The basic principle of affinity chromatography involves immobilization of a binding moiety (e.g., a ligand) to an insoluble support. The immobilized binding moiety can then be used to selectively adsorb, e.g., from a fluid medium, the target component(s) (e.g. an enzyme) with which the binding moiety specifically interacts thereby forming a binding moiety/target complex. Elution of the adsorbed component can then be achieved by any one of a number of procedures which result in disassociation of the complex. Thus the specific biologic properties of biological macromolecules can be exploited for purification.
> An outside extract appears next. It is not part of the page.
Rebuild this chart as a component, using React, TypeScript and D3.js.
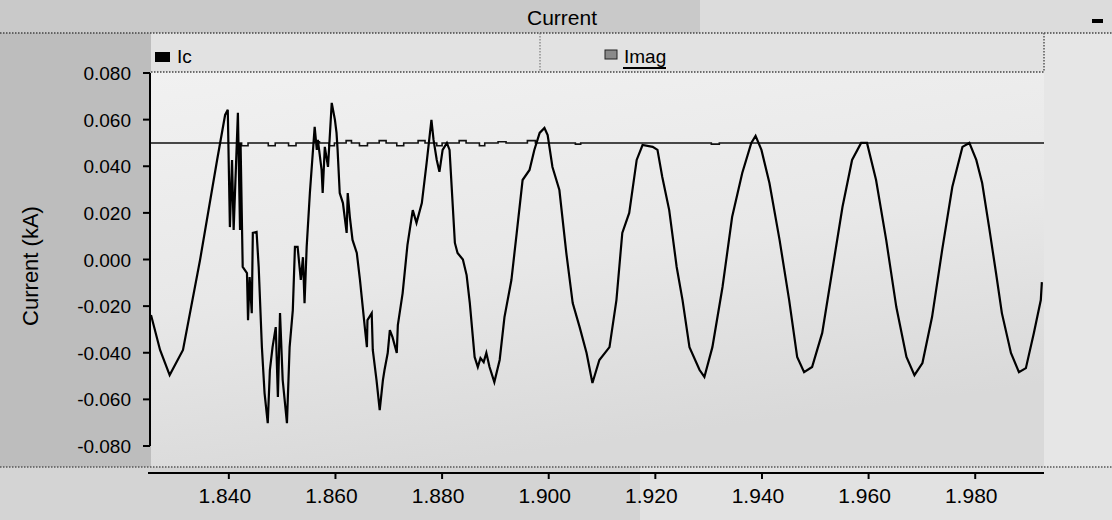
import React from "react";
import * as d3 from "d3";

// ---- data ----
const icTime = [
  1.8254, 1.8271, 1.8289, 1.8314, 1.8346, 1.8378, 1.8393, 1.8398, 1.8402, 1.8406,
  1.8409, 1.8417, 1.8421, 1.8422, 1.8426, 1.8434, 1.8436, 1.8439, 1.8443, 1.8445,
  1.8452, 1.8456, 1.8462, 1.8467, 1.8473, 1.8477, 1.8482, 1.8488, 1.8492, 1.8496,
  1.8501, 1.8509, 1.8514, 1.852, 1.8524, 1.8529, 1.8535, 1.8539, 1.8542, 1.8546,
  1.8552, 1.8561, 1.8565, 1.8567, 1.8574, 1.8576, 1.858, 1.8586, 1.8593, 1.8599,
  1.8602, 1.8604, 1.8608, 1.8614, 1.8621, 1.8623, 1.8627, 1.8632, 1.864, 1.8646,
  1.8655, 1.8659, 1.866, 1.8668, 1.867, 1.8677, 1.8683, 1.8689, 1.8692, 1.8698,
  1.8702, 1.8707, 1.8715, 1.8717, 1.8726, 1.8735, 1.8745, 1.8752, 1.8762, 1.8771,
  1.878, 1.8784, 1.879, 1.8795, 1.8801, 1.8809, 1.8814, 1.8824, 1.8829, 1.8839,
  1.8846, 1.8852, 1.8861, 1.8867, 1.8872, 1.8878, 1.8883, 1.8889, 1.8898, 1.8908,
  1.8917, 1.893, 1.894, 1.8951, 1.8964, 1.8973, 1.8983, 1.8992, 1.8998, 1.9007,
  1.902, 1.9033, 1.9045, 1.9058, 1.9071, 1.9082, 1.9095, 1.9114, 1.9127, 1.9138,
  1.9151, 1.9165, 1.9176, 1.9195, 1.9204, 1.9213, 1.9226, 1.924, 1.9251, 1.9264,
  1.9283, 1.9292, 1.9307, 1.9326, 1.9344, 1.9363, 1.938, 1.9388, 1.9399, 1.9414,
  1.9433, 1.9451, 1.9466, 1.9479, 1.9494, 1.9513, 1.9532, 1.9551, 1.9569, 1.9586,
  1.9597, 1.9614, 1.9633, 1.9652, 1.9671, 1.9686, 1.9701, 1.9719, 1.9738, 1.9757,
  1.9776, 1.9789, 1.9802, 1.9813, 1.9826, 1.9839, 1.985, 1.9867, 1.9882, 1.9895,
  1.991, 1.9923, 1.9925,
];
const icValue = [
  -0.0238, -0.0388, -0.0496, -0.0388, -0.0002, 0.0427, 0.062, 0.0642, 0.0139, 0.0427,
  0.0127, 0.0629, 0.0127, 0.05, -0.0032, -0.0058, -0.026, -0.0075, -0.023, 0.0114,
  0.0118, -0.0032, -0.0376, -0.0573, -0.0702, -0.0474, -0.0376, -0.029, -0.059, -0.023,
  -0.0517, -0.0702, -0.0376, -0.0217, 0.0054, 0.0054, -0.0088, 0.001, -0.0187, 0.0054,
  0.0285, 0.0569, 0.047, 0.0513, 0.0384, 0.0285, 0.0483, 0.0397, 0.0672, 0.0599,
  0.0543, 0.047, 0.0285, 0.0242, 0.0114, 0.0285, 0.0182, 0.0084, 0.0028, -0.0088,
  -0.029, -0.0376, -0.026, -0.023, -0.0388, -0.0517, -0.0646, -0.0517, -0.0474, -0.0401,
  -0.0303, -0.0333, -0.0401, -0.0281, -0.0144, 0.0062, 0.0212, 0.0157, 0.0242, 0.0414,
  0.0599, 0.0513, 0.0427, 0.0376, 0.047, 0.05, 0.047, 0.0071, 0.0028, 0.0,
  -0.0067, -0.0187, -0.0418, -0.0461, -0.0423, -0.044, -0.0401, -0.0461, -0.0526, -0.0431,
  -0.0247, -0.0088, 0.0114, 0.0341, 0.0384, 0.047, 0.0543, 0.0564, 0.0534, 0.0397,
  0.0298, 0.0028, -0.0187, -0.029, -0.0401, -0.053, -0.0431, -0.0376, -0.0174, 0.0114,
  0.02, 0.0427, 0.0491, 0.0483, 0.047, 0.0354, 0.0212, -0.0032, -0.0174, -0.0376,
  -0.0474, -0.0504, -0.0376, -0.0118, 0.0182, 0.0371, 0.05, 0.053, 0.047, 0.0328,
  0.0084, -0.0174, -0.0418, -0.0483, -0.0461, -0.0315, -0.0045, 0.0225, 0.0427, 0.05,
  0.05, 0.0341, 0.0084, -0.0204, -0.0418, -0.0496, -0.0444, -0.0247, 0.0041, 0.0311,
  0.0483, 0.05, 0.0427, 0.0328, 0.0139, -0.0058, -0.023, -0.0401, -0.0483, -0.0466,
  -0.0315, -0.0174, -0.0097,
];
const imagTime = [
  1.8254, 1.8424, 1.8436, 1.8474, 1.8487, 1.8512, 1.8526, 1.856, 1.857, 1.8588,
  1.8598, 1.862, 1.863, 1.8645, 1.866, 1.8682, 1.8695, 1.8715, 1.8728, 1.8755,
  1.8768, 1.879, 1.88, 1.8832, 1.8845, 1.887, 1.888, 1.8905, 1.892, 1.896,
  1.8975, 1.905, 1.906, 1.9305, 1.932, 1.9929,
];
const imagValue = [
  0.05, 0.0488, 0.05, 0.0488, 0.05, 0.0488, 0.05, 0.0505, 0.05, 0.0488,
  0.05, 0.051, 0.05, 0.0488, 0.05, 0.051, 0.05, 0.0488, 0.05, 0.051,
  0.05, 0.0488, 0.05, 0.051, 0.05, 0.0488, 0.05, 0.0505, 0.05, 0.051,
  0.05, 0.0495, 0.05, 0.0495, 0.05, 0.05,
];
const xTicks = [1.84, 1.86, 1.88, 1.9, 1.92, 1.94, 1.96, 1.98];
const yTicks = [0.08, 0.06, 0.04, 0.02, 0.0, -0.02, -0.04, -0.06, -0.08];
const seriesNames = ["Ic", "Imag"];
const chartTitle = "Current";
const yAxisTitle = "Current (kA)";

const W = 1112;
const H = 520;
const FONT = "'Liberation Sans', Arial, Helvetica, sans-serif";

export default function App() {
  const left = 151;
  const right = 1044;
  const x = d3.scaleLinear().domain([1.8254, 1.9929]).range([left, right]);
  const y = d3.scaleLinear().domain([-0.08, 0.08]).range([446, 73]);

  const icPts = icTime.map((t, i) => [t, icValue[i]] as [number, number]);
  const imPts = imagTime.map((t, i) => [t, imagValue[i]] as [number, number]);
  const icLine = d3
    .line<[number, number]>()
    .x((d) => x(d[0]))
    .y((d) => y(d[1]))
    .curve(d3.curveLinear)(icPts) as string;
  const imLine = d3
    .line<[number, number]>()
    .x((d) => x(d[0]))
    .y((d) => y(d[1]))
    .curve(d3.curveStepAfter)(imPts) as string;

  const axisY = 473;
  const dot = "1.5,1.5";

  return (
    <svg
      width={W}
      height={H}
      style={{ position: "absolute", left: 0, top: 0, display: "block" }}
      fontFamily={FONT}
    >
      <defs>
        <linearGradient id="plotbg" x1="0" y1="0" x2="0.3" y2="1">
          <stop offset="0" stopColor="#f1f1f1" />
          <stop offset="0.55" stopColor="#e8e8e8" />
          <stop offset="1" stopColor="#d9d9d9" />
        </linearGradient>
        <clipPath id="plotclip">
          <rect x={left} y={60} width={right - left + 2} height={400} />
        </clipPath>
      </defs>

      {/* scanned paper background */}
      <rect x={0} y={0} width={W} height={H} fill="#d2d2d2" />
      <rect x={0} y={0} width={W} height={33} fill="#c9c9c9" />
      <rect x={700} y={0} width={W - 700} height={33} fill="#dcdcdc" />
      <rect x={0} y={33} width={left} height={434} fill="#bdbdbd" />
      <rect x={left} y={33} width={right - left} height={39} fill="#e2e2e2" />
      <rect x={left} y={72} width={right - left} height={395} fill="url(#plotbg)" />
      <rect x={right} y={33} width={W - right} height={434} fill="#e6e6e6" />
      <rect x={0} y={467} width={W} height={53} fill="#d4d4d4" />
      <rect x={640} y={467} width={W - 640} height={53} fill="#e2e2e2" />

      {/* frame separators (dotted) */}
      <line x1={0} x2={W} y1={33} y2={33} stroke="#444" strokeWidth={1.5} strokeDasharray={dot} />
      <line x1={left} x2={right} y1={72} y2={72} stroke="#444" strokeWidth={1.5} strokeDasharray={dot} />
      <line x1={540} x2={540} y1={33} y2={72} stroke="#666" strokeWidth={1} strokeDasharray={dot} />
      <line x1={right} x2={right} y1={33} y2={72} stroke="#555" strokeWidth={1.5} strokeDasharray={dot} />
      <line x1={0} x2={W} y1={467} y2={467} stroke="#555" strokeWidth={1.5} strokeDasharray={dot} />

      {/* title */}
      <text x={562} y={25} textAnchor="middle" fontSize={21} fill="#000">
        {chartTitle}
      </text>
      <rect x={1092} y={19} width={11} height={4} fill="#000" />

      {/* legend */}
      <rect x={155} y={52} width={15} height={10} fill="#000" />
      <text x={177} y={63} fontSize={19} fill="#000">
        {seriesNames[0]}
      </text>
      <rect x={605} y={50} width={12} height={9} fill="#8a8a8a" stroke="#222" strokeWidth={1} />
      <text x={624} y={63} fontSize={19} fill="#000">
        {seriesNames[1]}
      </text>
      <line x1={623} x2={666} y1={68} y2={68} stroke="#000" strokeWidth={2} />

      {/* y axis */}
      <line x1={150} x2={150} y1={y(0.08)} y2={y(-0.08)} stroke="#000" strokeWidth={2} />
      {yTicks.map((v) => (
        <g key={v}>
          <line x1={143} x2={150} y1={y(v)} y2={y(v)} stroke="#000" strokeWidth={2} />
          <text x={131} y={y(v) + 7} textAnchor="end" fontSize={19} fill="#000">
            {d3.format(".3f")(v).replace("−", "-")}
          </text>
        </g>
      ))}
      <text
        transform={`translate(38,266) rotate(-90)`}
        textAnchor="middle"
        fontSize={22}
        fill="#000"
      >
        {yAxisTitle}
      </text>

      {/* x axis */}
      <line x1={148} x2={right} y1={axisY} y2={axisY} stroke="#000" strokeWidth={2} />
      {xTicks.map((t) => (
        <g key={t}>
          <line x1={x(t)} x2={x(t)} y1={axisY} y2={axisY + 6} stroke="#000" strokeWidth={2} />
          <text x={x(t) - 4} y={503} textAnchor="middle" fontSize={21} fill="#000">
            {d3.format(".3f")(t)}
          </text>
        </g>
      ))}

      {/* series */}
      <g clipPath="url(#plotclip)">
        <path d={imLine} fill="none" stroke="#111" strokeWidth={1.6} />
        <path d={icLine} fill="none" stroke="#000" strokeWidth={2.2} strokeLinejoin="miter" />
      </g>
    </svg>
  );
}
The process can be used to isolate specific substances such as enzymes, hormones, specific proteins, inhibitors, antigens, antibodies, etc. on the basis of the biologic specific interactions with immobilized ligands.
Nucleic acid affinity chromatography is based on the tendency of complementary, single-stranded nucleic acids to form a double-stranded or duplex structure through complementary base pairing. A nucleic acid (either DNA or RNA) can easily be attached to a solid substrate (matrix) where it acts as an immobilized ligand that interacts with and forms duplexes with complementary nucleic acids present in a solution contacted to the immobilized ligand. Unbound components can be washed away from the bound complex to either provide a solution lacking the target molecules bound to the affinity column, or to provide the isolated target molecules themselves. The nucleic acids captured in a hybrid duplex can be separated and released from the affinity matrix by denaturation either through heat, adjustment of salt concentration, or the use of a destabilizing agent such as formamide, TWEEN.TM.-20 denaturing agent, or sodium dodecyl sulfate (SDS).
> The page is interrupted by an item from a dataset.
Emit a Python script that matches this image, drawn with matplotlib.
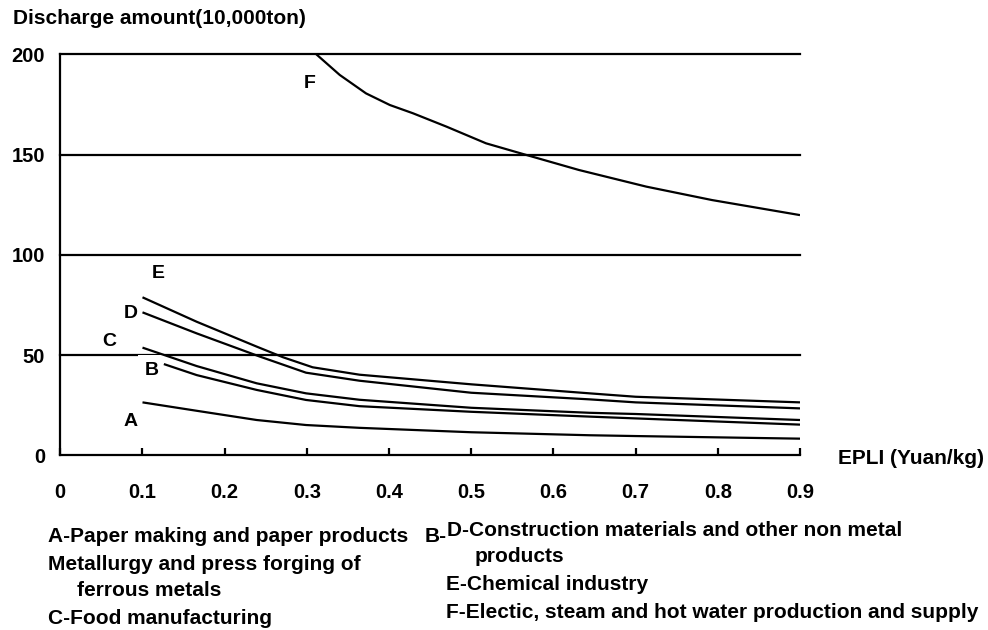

Hybridization (the formation of duplex structure) between two nucleic acid sequences is highly sequence dependent. Sequences have the greatest affinity with each other where, for every purine in one sequence (nucleic acid) there exists a corresponding pyrimidine in the other nucleic acid and vice versa. This sequence dependency confers exquisite specificity on hybridization reactions and permits the preparation of affinity columns that are highly selective for particular target nucleic acids.
Affinity columns (matrices) are typically used either to isolate a single nucleic acid typically by providing a single species of affinity ligand. Alternatively, affinity columns bearing a single affinity ligand (e.g. oligo dt columns) have been used to isolate a multiplicity of nucleic acids where the nucleic acids all share a common sequence (e.g. a polyA).